Just like with automobiles, houses and just about any other major purchase in the world, the cost of hot tubs depends on what you’re looking for. However, you need to quickly dispel the notion that low cost spas are garbage. There are dozens of models out there that are exquisite and will not break the bank. Be sure to bear this in mind when a salesmen tries to peddle his form of lies in order to sell you a $10,000 model instead of a more affordable (and prudent) $4,000 hot tub.
A Buyer’s Market
It goes without saying that you need to shop around when making a purchase of this magnitude. This is even more relevant in such a small niche market. I bet you are not aware of the fact that the average hot tub store manages to sell less than 50 of their products a year? You need to know this because frankly, buying a hot tub from a small store is too expensive.

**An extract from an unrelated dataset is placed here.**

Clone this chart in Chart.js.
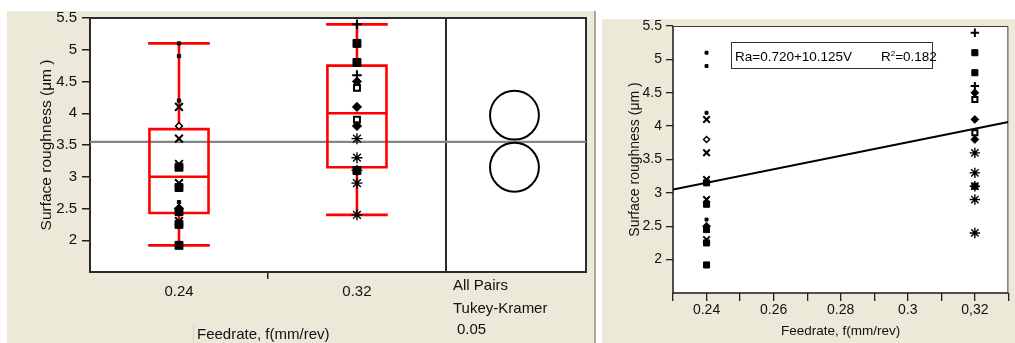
<!DOCTYPE html>
<html>
<head>
<meta charset="utf-8">
<title>Surface roughness vs feed rate</title>
<script src="https://cdn.jsdelivr.net/npm/chart.js@4.4.1/dist/chart.umd.min.js"></script>
<style>
  html, body { margin: 0; padding: 0; background: #fff; width: 1015px; height: 343px; overflow: hidden;
    font-family: "Liberation Sans", Arial, Helvetica, sans-serif; }
  .panel { position: absolute; background: #ECE9D8; }
  #leftPanel { left: 7px; top: 11px; width: 587px; height: 332px; border-right: 2px solid #ABA796; }
  #rightPanel { left: 602px; top: 19px; width: 413px; height: 324px; }
  canvas { position: absolute; top: 0; }
  #boxChart { left: 7px; }
  #fitChart { left: 602px; }
  .txt { position: absolute; color: #111; font-size: 15px; line-height: 15px; white-space: nowrap; }
  #sep { position: absolute; left: 193px; top: 325px; width: 1px; height: 18px; background: #D6D2C2; }
  #fitBox { position: absolute; left: 731px; top: 42px; width: 200px; height: 25px; border: 1px solid #333;
    background: #fff; }
  .fitTxt { position: absolute; color: #000; font-size: 13.5px; line-height: 13.5px; white-space: nowrap; top: 50px; }
  .fitTxt sup { font-size: 8px; vertical-align: 5px; line-height: 0; }
</style>
</head>
<body>
<div class="panel" id="leftPanel"></div>
<div class="panel" id="rightPanel"></div>
<canvas id="boxChart" width="587" height="343"></canvas>
<canvas id="fitChart" width="413" height="343"></canvas>

<div id="sep"></div>
<div class="txt" style="left:197px; top:326px;">Feedrate, f(mm/rev)</div>
<div class="txt" style="left:453px; top:277px;">All Pairs</div>
<div class="txt" style="left:453px; top:300px;">Tukey-Kramer</div>
<div class="txt" style="left:457px; top:321px;">0.05</div>

<div id="fitBox"></div>
<div class="fitTxt" id="fitEq" style="left:735px;"></div>
<div class="fitTxt" id="fitR2" style="left:881px;"></div>

<script>
// Feed rate levels
const feedLabels = ['0.24', '0.32'];
const feedValues = [0.24, 0.32];

// Surface roughness Ra (µm), one inner array per feed rate [0.24, 0.32], split by marker group
const dotRa = [[5.1, 4.9, 4.2, 2.6], []];
const crossRa = [[4.1, 3.6, 3.2, 2.9, 2.3], []];
const hollowDiamondRa = [[3.8], []];
const diamondRa = [[2.5], [4.5, 4.1, 3.8]];
const squareRa = [[3.15, 2.83, 2.45, 2.25, 1.92], [5.1, 4.8, 3.1]];
const plusRa = [[], [5.4, 4.6]];
const openSquareRa = [[], [4.4, 3.9]];
const starRa = [[], [3.6, 3.3, 3.1, 2.9, 2.4]];

// Box plot quantiles per feed rate
const boxQ1 = [2.43, 3.15];
const boxMedian = [3.0, 4.0];
const boxQ3 = [3.75, 4.75];

// Group means and comparison circle radii (µm), grand mean
const groupMean = [3.15, 3.97];
const circleRadius = [0.385, 0.385];
const grandMean = 3.55;

// Axis ticks
const yTicks = [2, 2.5, 3, 3.5, 4, 4.5, 5, 5.5];
const fitTickValues = [0.24, 0.26, 0.28, 0.30, 0.32];
const fitTickLabels = ['0.24', '0.26', '0.28', '0.3', '0,32'];

// Linear fit Ra = a + b·f
const fitIntercept = 0.720;
const fitSlope = 10.125;
const fitR2 = 0.182;

Chart.defaults.font.family = '"Liberation Sans", Arial, Helvetica, sans-serif';
Chart.defaults.color = '#111';
Chart.defaults.animation = false;

// marker look per group: [radius in box view, radius in fit view]
const markerGroups = [
  { ra: dotRa,           style: 'rect',     r: [2.3, 2.1], fill: '#000', bw: 1 },
  { ra: crossRa,         style: 'crossRot', r: [5.5, 4.6], fill: '#000', bw: 2 },
  { ra: hollowDiamondRa, style: 'rectRot',  r: [3.4, 3.0], fill: '#fff', bw: 1.5 },
  { ra: diamondRa,       style: 'rectRot',  r: [4.6, 3.9], fill: '#000', bw: 1 },
  { ra: squareRa,        style: 'rect',     r: [5.6, 4.3], fill: '#000', bw: 1 },
  { ra: plusRa,          style: 'cross',    r: [4.8, 4.2], fill: '#000', bw: 2 },
  { ra: openSquareRa,    style: 'rect',     r: [4.2, 3.6], fill: '#fff', bw: 2 },
  { ra: starRa,          style: 'star',     r: [5.5, 5.2], fill: '#000', bw: 1.4 }
];

function pointsFor(values, xs) {
  const out = [];
  values.forEach((arr, i) => arr.forEach(v => out.push({ x: xs[i], y: v })));
  return out;
}

function markerDatasets(xs, side) {
  return markerGroups.map(g => ({
    type: 'scatter',
    data: pointsFor(g.ra, xs),
    pointStyle: g.style,
    pointRadius: g.r[side],
    pointBackgroundColor: g.fill,
    pointBorderColor: '#000',
    pointBorderWidth: g.bw,
    clip: false,
    order: 0
  }));
}

function groupValues(i) {
  return markerGroups.flatMap(g => g.ra[i]);
}

// Outline of one box with median, whiskers and caps; null y breaks the path
function boxOutline(i) {
  const c = i + 1, w = 0.166;
  const vals = groupValues(i);
  const lo = Math.min(...vals), hi = Math.max(...vals);
  const gap = () => ({ x: c, y: null });
  return [
    { x: c - w, y: boxQ1[i] }, { x: c + w, y: boxQ1[i] }, { x: c + w, y: boxQ3[i] },
    { x: c - w, y: boxQ3[i] }, { x: c - w, y: boxQ1[i] }, gap(),
    { x: c - w, y: boxMedian[i] }, { x: c + w, y: boxMedian[i] }, gap(),
    { x: c, y: boxQ3[i] }, { x: c, y: hi }, gap(),
    { x: c, y: boxQ1[i] }, { x: c, y: lo }, gap(),
    { x: c - w, y: hi }, { x: c + w, y: hi }, gap(),
    { x: c - w, y: lo }, { x: c + w, y: lo }
  ];
}

const boxXMin = 0.5, boxXMax = 3.287, circleX = 2.885, panelDivider = 2.5;

const boxFrame = {
  id: 'boxFrame',
  beforeDraw(chart) {
    const { ctx, chartArea: a } = chart;
    ctx.save();
    ctx.fillStyle = '#fff';
    ctx.fillRect(a.left, a.top, a.width, a.height);
    ctx.restore();
  },
  beforeDatasetsDraw(chart) {
    const { ctx, chartArea: a, scales: { x } } = chart;
    ctx.save();
    ctx.strokeStyle = '#2a2a2a';
    ctx.lineWidth = 2;
    ctx.strokeRect(a.left, a.top, a.width, a.height);
    const xd = Math.round(x.getPixelForValue(panelDivider));
    ctx.beginPath();
    ctx.moveTo(xd, a.top);
    ctx.lineTo(xd, a.bottom);
    ctx.stroke();
    ctx.restore();
  }
};

const redLine = {
  type: 'line', borderColor: '#FF0000', borderWidth: 2.6, pointRadius: 0, fill: false,
  tension: 0, spanGaps: false, borderJoinStyle: 'miter', borderCapStyle: 'square', order: 2
};

new Chart(document.getElementById('boxChart'), {
  type: 'scatter',
  data: {
    datasets: [
      ...markerDatasets([1, 2], 0),
      {
        type: 'scatter',
        data: groupMean.map(m => ({ x: circleX, y: m })),
        pointStyle: 'circle',
        pointRadius: ctx => {
          const ys = ctx.chart.scales.y;
          const i = ctx.dataIndex;
          if (!ys) return 24;
          return Math.abs(ys.getPixelForValue(groupMean[i]) - ys.getPixelForValue(groupMean[i] + circleRadius[i]));
        },
        pointBackgroundColor: 'rgba(0,0,0,0)',
        pointBorderColor: '#000',
        pointBorderWidth: 2,
        clip: false,
        order: 1
      },
      Object.assign({ data: boxOutline(0) }, redLine),
      Object.assign({ data: boxOutline(1) }, redLine),
      {
        type: 'line',
        data: [{ x: boxXMin, y: grandMean }, { x: boxXMax, y: grandMean }],
        borderColor: '#858585', borderWidth: 2.2, pointRadius: 0, fill: false, order: 3
      }
    ]
  },
  options: {
    responsive: false,
    maintainAspectRatio: false,
    events: [],
    layout: { padding: { top: 18, right: 8, left: 0, bottom: 0 } },
    plugins: { legend: { display: false }, tooltip: { enabled: false } },
    scales: {
      x: {
        type: 'linear', min: boxXMin, max: boxXMax,
        afterBuildTicks: s => { s.ticks = [1, 1.5, 2].map(v => ({ value: v })); },
        afterFit: s => { s.height = 71; },
        ticks: {
          callback: v => feedLabels[v - 1] ?? '',
          font: { size: 15 }, padding: 4, maxRotation: 0, autoSkip: false, color: '#111'
        },
        grid: {
          drawOnChartArea: false, tickLength: 7, lineWidth: 1.5,
          color: c => (c.tick && c.tick.value === 1.5) ? '#222' : 'rgba(0,0,0,0)'
        },
        border: { display: false }
      },
      y: {
        type: 'linear', min: 1.5, max: 5.5,
        afterBuildTicks: s => { s.ticks = yTicks.map(v => ({ value: v })); },
        afterFit: s => { s.width = 83; },
        ticks: { callback: v => String(v), font: { size: 15 }, padding: 5, color: '#111' },
        grid: { drawOnChartArea: false, tickLength: 8, lineWidth: 1.5, color: '#222' },
        border: { display: false },
        title: {
          display: true, text: 'Surface roughness (μm )', color: '#111',
          font: { size: 15.5 }, padding: { top: 30, bottom: 0 }
        }
      }
    }
  },
  plugins: [boxFrame]
});

const fitFrame = {
  id: 'fitFrame',
  beforeDraw(chart) {
    const { ctx, chartArea: a } = chart;
    ctx.save();
    ctx.fillStyle = '#fff';
    ctx.fillRect(a.left, a.top, a.width, a.height);
    ctx.restore();
  },
  beforeDatasetsDraw(chart) {
    const { ctx, chartArea: a } = chart;
    ctx.save();
    ctx.strokeStyle = '#3a3a3a';
    ctx.lineWidth = 1;
    ctx.beginPath();
    ctx.moveTo(a.left, a.top + 0.5);
    ctx.lineTo(a.right - 0.5, a.top + 0.5);
    ctx.lineTo(a.right - 0.5, a.bottom);
    ctx.stroke();
    ctx.strokeStyle = '#1a1a1a';
    ctx.lineWidth = 1.5;
    ctx.beginPath();
    ctx.moveTo(a.left, a.top);
    ctx.lineTo(a.left, a.bottom);
    ctx.lineTo(a.right, a.bottom);
    ctx.stroke();
    ctx.restore();
  }
};

const fitXMin = 0.23, fitXMax = 0.33;

new Chart(document.getElementById('fitChart'), {
  type: 'scatter',
  data: {
    datasets: [
      ...markerDatasets(feedValues, 1),
      {
        type: 'line',
        data: [fitXMin, fitXMax].map(f => ({ x: f, y: fitIntercept + fitSlope * f })),
        borderColor: '#000', borderWidth: 2, pointRadius: 0, fill: false, order: 1
      }
    ]
  },
  options: {
    responsive: false,
    maintainAspectRatio: false,
    events: [],
    layout: { padding: { top: 26, right: 2, left: 0, bottom: 0 } },
    plugins: { legend: { display: false }, tooltip: { enabled: false } },
    scales: {
      x: {
        type: 'linear', min: fitXMin, max: fitXMax,
        afterBuildTicks: s => {
          const t = [];
          for (let k = 23; k <= 33; k++) t.push({ value: k / 100 });
          s.ticks = t;
        },
        afterFit: s => { s.height = 50; },
        ticks: {
          callback: v => {
            const idx = fitTickValues.findIndex(f => Math.round(f * 100) === Math.round(v * 100));
            return idx >= 0 ? fitTickLabels[idx] : '';
          },
          font: { size: 14 }, padding: 1, maxRotation: 0, autoSkip: false, color: '#111'
        },
        grid: { drawOnChartArea: false, tickLength: 8, lineWidth: 1.3, color: '#222' },
        border: { display: false },
        title: {
          display: true, text: 'Feedrate, f(mm/rev)', color: '#111',
          font: { size: 13.5 }, padding: { top: 0, bottom: 4 }
        }
      },
      y: {
        type: 'linear', min: 1.5, max: 5.5,
        afterBuildTicks: s => { s.ticks = yTicks.map(v => ({ value: v })); },
        afterFit: s => { s.width = 71; },
        ticks: { callback: v => String(v), font: { size: 14 }, padding: 4, color: '#111' },
        grid: { drawOnChartArea: false, tickLength: 7, lineWidth: 1.3, color: '#222' },
        border: { display: false },
        title: {
          display: true, text: 'Surface roughness (μm )', color: '#111',
          font: { size: 14 }, padding: { top: 25, bottom: 0 }
        }
      }
    }
  },
  plugins: [fitFrame]
});

document.getElementById('fitEq').textContent =
  'Ra=' + fitIntercept.toFixed(3) + '+' + fitSlope.toFixed(3) + 'V';
document.getElementById('fitR2').innerHTML = 'R<sup>2</sup>=' + fitR2.toFixed(3);
</script>
</body>
</html>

Look for a major supplier because they sell more so their products carry a smaller mark up than their minor counterpart. In theory anyway!
As things stand, the prices of hot tubs vary greatly. A quick glance at the prices quoted by a few dozen major suppliers shows that tubs range from $1,500-$25,000. However, few suppliers sell products for less than $3,000 with the vast majority of hot tubs on offer for less than $12,000. Well-known companies are your only option as they carry healthy reputations. You know what you’ll get and they offer free installation and delivery which will save you an untold amount of money.
Yet the basic price of the hot tub only tells you half the story. There are a myriad of additional costs so be ready for them. These include energy bills, chemicals, a cover and extra features like more jets, concrete slabs, lighting and Ozonators. Buying an energy inefficient hot tub is like setting fire to money. Once you own a hot tub, the urge to use it all year round is irresistible. Comprehensive usage could land you with and energy bill of some $1,200 a year, that’s $100 every single month! You need electricity to heat the tub so be prepared to pay for your extra luxury. Certain hot tub manufacturers add dozens of jets to give the appearance of a more luxurious spa. In fact, jets can be purchased for a dollar and extra ones can add an extra $10-$20 to your energy bill a month.
All hot tubs need chemicals to keep them clean and sanitized. As a minimum requirement, your hot tub needs bromine tablets, Ph Plus or something similar, Demineralizer and Water Clarifier. Again, the price depends on the amount you buy but budget some $25 a month for adequate chemical and cleaning equipment. Ozonators have also gained popularity as a sanitary measure but do not make the mistake of thinking it can replace a spa sanitizer. As water is usually kept for anything up to 4 months, an Ozonator by itself is insufficient. By all means, use one to oxidize contaminants but don’t rely on it solely. You could be paying between $150 and $200 for an Ozonator.
The Cover Up
Naturally, you’ll have to cover the hot tub when it’s not in use. Although a cover normally comes with the tub, it may not be of premium quality. Often, these covers will have a Styrofoam core which absorbs water and could eventually become too heavy to open. Yet despite this fact, expect companies to charge anywhere between $250 and $500 for a cover. However, a little bit of ingenuity could save you a few hundred dollars. You could purchase some Styrofoam, duct tape, a vinyl sheet for the top cover and a metal support for around $50. Cut the Styrofoam, tape it up, put a metal support around the edges and place them in the vinyl cover. This should help protect your hot tub from the elements.
You also have the option of purchasing additional extras. If you live in a cold region and can afford it, a gazebo is a perfect addition as it protects you and the whole family from harsh winters by turning your hot tub area into an enclosed room. Look to pay around $7,000 for this luxury. For any additional electrical work, expect to pay around $1,000. It may also be necessary to put in a cement slab to accommodate the hot tub and gazebo. This could cost anywhere up to $2,000. Most hot tubs come with lighting but additional LED lighting can be had for as little as $20. More upscale fiber optic lighting on the other hand could cost anywhere between $250-$700.
When it comes to owning a hot tub, you really do need to sit down and write out all relevant financial details. You need to know what you want from the get-go or else a host of additional costs could creep up on you. Nonetheless, if you want to feel like royalty in your own home, there are few better ways to do so than by purchasing a hot tub.